The Irish Air Accident Investigation Unit (AAIU) issued safety recommendations to Boeing and the FAA following occurrences of undetected pitot heater failures on Boeing 737-800 aircraft.
The recommendations stemmed from an investigation that the AAIU conducted into the causes of a serious incident involving a Boeing 737-800 on January 7, 2012. A Ryanair flight from East Midlands Airport (EGNX), United Kingdom to Riga, Latvia was descending in poor weather conditions with moderate snow when the indicated airspeed (IAS) readings began to diverge. The flight crew decided, following evaluation, that the IAS displayed on the First Officer’s side was incorrect. Airspeed disagreement and other warnings then activated. Following completion of checklists an ILS approach to runway 18 was commenced with Air Traffic Control actively monitoring the aircraft. During the approach both the autopilot and autothrottle disconnected and the approach was continued hand flown. During the later stages of the approach the stall warning (stick shaker) activated on the First Officer’s side and this continued until after the landing.

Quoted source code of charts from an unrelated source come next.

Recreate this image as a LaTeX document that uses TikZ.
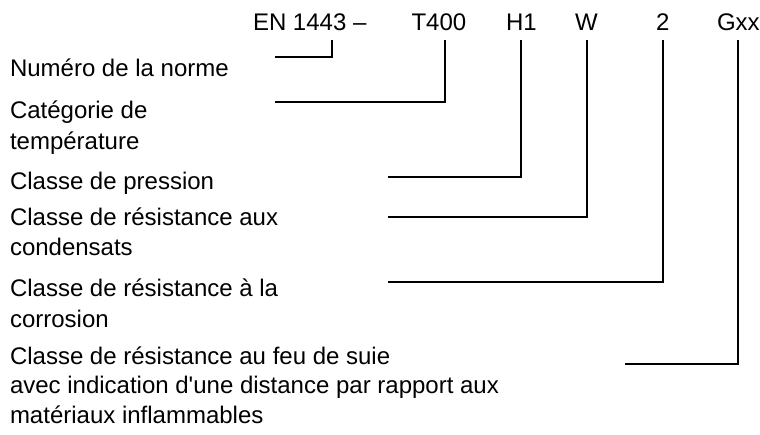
\documentclass[tikz,border=0pt]{standalone}
\usepackage{fontspec}
\setmainfont{Liberation Sans}[Ligatures=TeXOff]
\begin{document}
\begin{tikzpicture}[x=1pt,y=-1pt,
  txt/.style={anchor=base west, inner sep=0pt, outer sep=0pt, font=\fontsize{24}{29}\selectfont},
  conn/.style={draw=black, line width=2pt}]
\useasboundingbox (0,0) rectangle (760,435);
% code row
\node[txt] (en)   at (253,31) {EN 1443 –};
\node[txt] (t400) at (411.5,31) {T400};
\node[txt] (h1)   at (506,31) {H1};
\node[txt] (w)    at (575,31) {W};
\node[txt] (two)  at (656,31) {2};
\node[txt] (gxx)  at (717,31) {Gxx};
% labels
\node[txt] (norme)  at (10,77)  {Numéro de la norme};
\node[txt] (temp1)  at (10,119) {Catégorie de};
\node[txt] (temp2)  at (10,150) {température};
\node[txt] (press)  at (10,190) {Classe de pression};
\node[txt] (cond1)  at (10,226) {Classe de résistance aux};
\node[txt] (cond2)  at (10,256) {condensats};
\node[txt] (corr1)  at (10,297) {Classe de résistance à la};
\node[txt] (corr2)  at (10,328) {corrosion};
\node[txt] (feu1)   at (10,364) {Classe de résistance au feu de suie};
\node[txt] (feu2)   at (10,393) {avec indication d'une distance par rapport aux};
\node[txt] (feu3)   at (10,423) {matériaux inflammables};
% connector tops
\coordinate (ten)   at (332,40);
\coordinate (tt400) at (445,40);
\coordinate (th1)   at (521,40);
\coordinate (tw)    at (587,40);
\coordinate (ttwo)  at (663,40);
\coordinate (tgxx)  at (738,40);
% connector free ends
\coordinate (enorme) at (275,57);
\coordinate (etemp)  at (275,102);
\coordinate (epress) at (388,177);
\coordinate (econd)  at (388,217);
\coordinate (ecorr)  at (388,282);
\coordinate (efeu)   at (625,364);
\draw[conn] (ten)   |- (enorme);
\draw[conn] (tt400) |- (etemp);
\draw[conn] (th1)   |- (epress);
\draw[conn] (tw)    |- (econd);
\draw[conn] (ttwo)  |- (ecorr);
\draw[conn] (tgxx)  |- (efeu);
\end{tikzpicture}
\end{document}
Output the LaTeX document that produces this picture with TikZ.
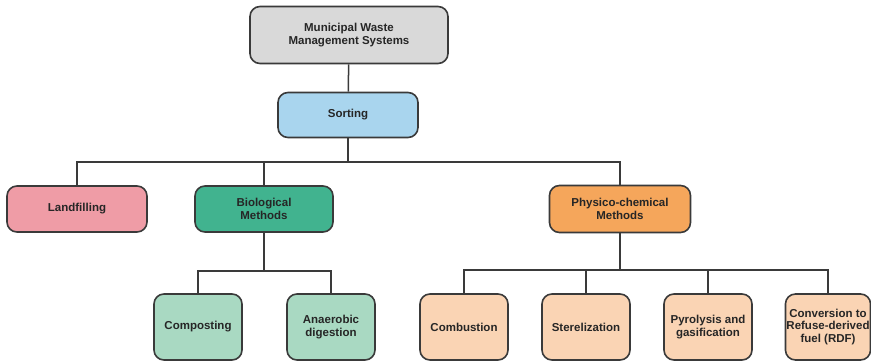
\documentclass[tikz,border=0pt]{standalone}
\usepackage{fontspec}
\setmainfont{Liberation Sans}
\usepackage{tikz}

\definecolor{boxgray}{HTML}{D9D9D9}
\definecolor{boxblue}{HTML}{A9D5EE}
\definecolor{boxpink}{HTML}{EF9CA6}
\definecolor{boxgreen}{HTML}{41B38F}
\definecolor{boxmint}{HTML}{A9D9C2}
\definecolor{boxorange}{HTML}{F5A65B}
\definecolor{boxpeach}{HTML}{FAD4B4}
\definecolor{edgegray}{HTML}{3A3A3A}

\tikzset{
    wastebox/.style={draw=edgegray, line width=1.6pt, rounded corners=10pt,
        align=center, font=\bfseries\fontsize{11.5}{12.5}\selectfont, text=black!85,
        inner sep=2pt},
    linkline/.style={draw=edgegray, line width=1.5pt}
}

\begin{document}
\begin{tikzpicture}[x=1pt, y=-1pt]
            \useasboundingbox (0,0) rectangle (871,363);

            \node[wastebox, fill=boxgray, minimum width=198pt, minimum height=57pt] (msw) at (349,35) {Municipal Waste\\Management Systems};
            \node[wastebox, fill=boxblue, minimum width=140pt, minimum height=45pt] (sorting) at (348,115) {Sorting};

            \node[wastebox, fill=boxpink, minimum width=140pt, minimum height=46pt] (landfill) at (77,209) {Landfilling};
            \node[wastebox, fill=boxgreen, minimum width=138pt, minimum height=46pt] (biological) at (264,209) {Biological\\Methods};
            \node[wastebox, fill=boxorange, minimum width=141pt, minimum height=47pt] (physchem) at (620,209) {Physico-chemical\\Methods};

            \node[wastebox, fill=boxmint, minimum width=88pt, minimum height=66pt] (compost) at (198,327) {Composting};
            \node[wastebox, fill=boxmint, minimum width=88pt, minimum height=66pt] (anaerobic) at (331,327) {Anaerobic\\digestion};

            \node[wastebox, fill=boxpeach, minimum width=88pt, minimum height=66pt] (combust) at (464,327) {Combustion};
            \node[wastebox, fill=boxpeach, minimum width=88pt, minimum height=66pt] (steril) at (586,327) {Sterelization};
            \node[wastebox, fill=boxpeach, minimum width=88pt, minimum height=66pt] (pyrolysis) at (708,327) {Pyrolysis and\\gasification};
            \node[wastebox, fill=boxpeach, minimum width=84pt, minimum height=66pt, inner sep=1pt] (rdf) at (828,327) {Conversion to\\Refuse-derived\\fuel (RDF)};

            % joints of the bars
            \coordinate (sortbar) at (348,162);
            \coordinate (biobar) at (264,271);
            \coordinate (physbar) at (620,270);

            \draw[linkline] (msw) -- (sorting);
            \draw[linkline] (sorting) -- (sortbar);
            \draw[linkline] (landfill.north) |- (sortbar) -| (physchem.north);
            \draw[linkline] (biological.north) -- (biological.north |- sortbar);

            \draw[linkline] (biological) -- (biobar);
            \draw[linkline] (compost.north) |- (biobar) -| (anaerobic.north);

            \draw[linkline] (physchem) -- (physbar);
            \draw[linkline] (combust.north) |- (physbar) -| (rdf.north);
            \draw[linkline] (steril.north) -- (steril.north |- physbar);
            \draw[linkline] (pyrolysis.north) -- (pyrolysis.north |- physbar);

        \end{tikzpicture}
\end{document}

Subsequent maintenance action found that, although the pitot heater on the First Officer’s side had failed due to a short circuit, the pitot heater failure warning had not activated because the design of the warning system may not detect failures of this nature.
The operator reported that it had 20 events in 2012 of unannounced pitot heat failures. The life analysis of these failures indicated that the pattern of pitot tube failures showed no trend that would allow determination of the life of pitot probes.
As a result of the investigation, two Safety Recommendations were issued to the Boeing regarding the design of the pitot heater failure warning system and the guidance provided to flight crew. A further Safety Recommendations is issued to the Federal Aviation Administration (FAA) regarding the Failure Modes and Effects Analysis (FMEA) of the Boeing 737-800.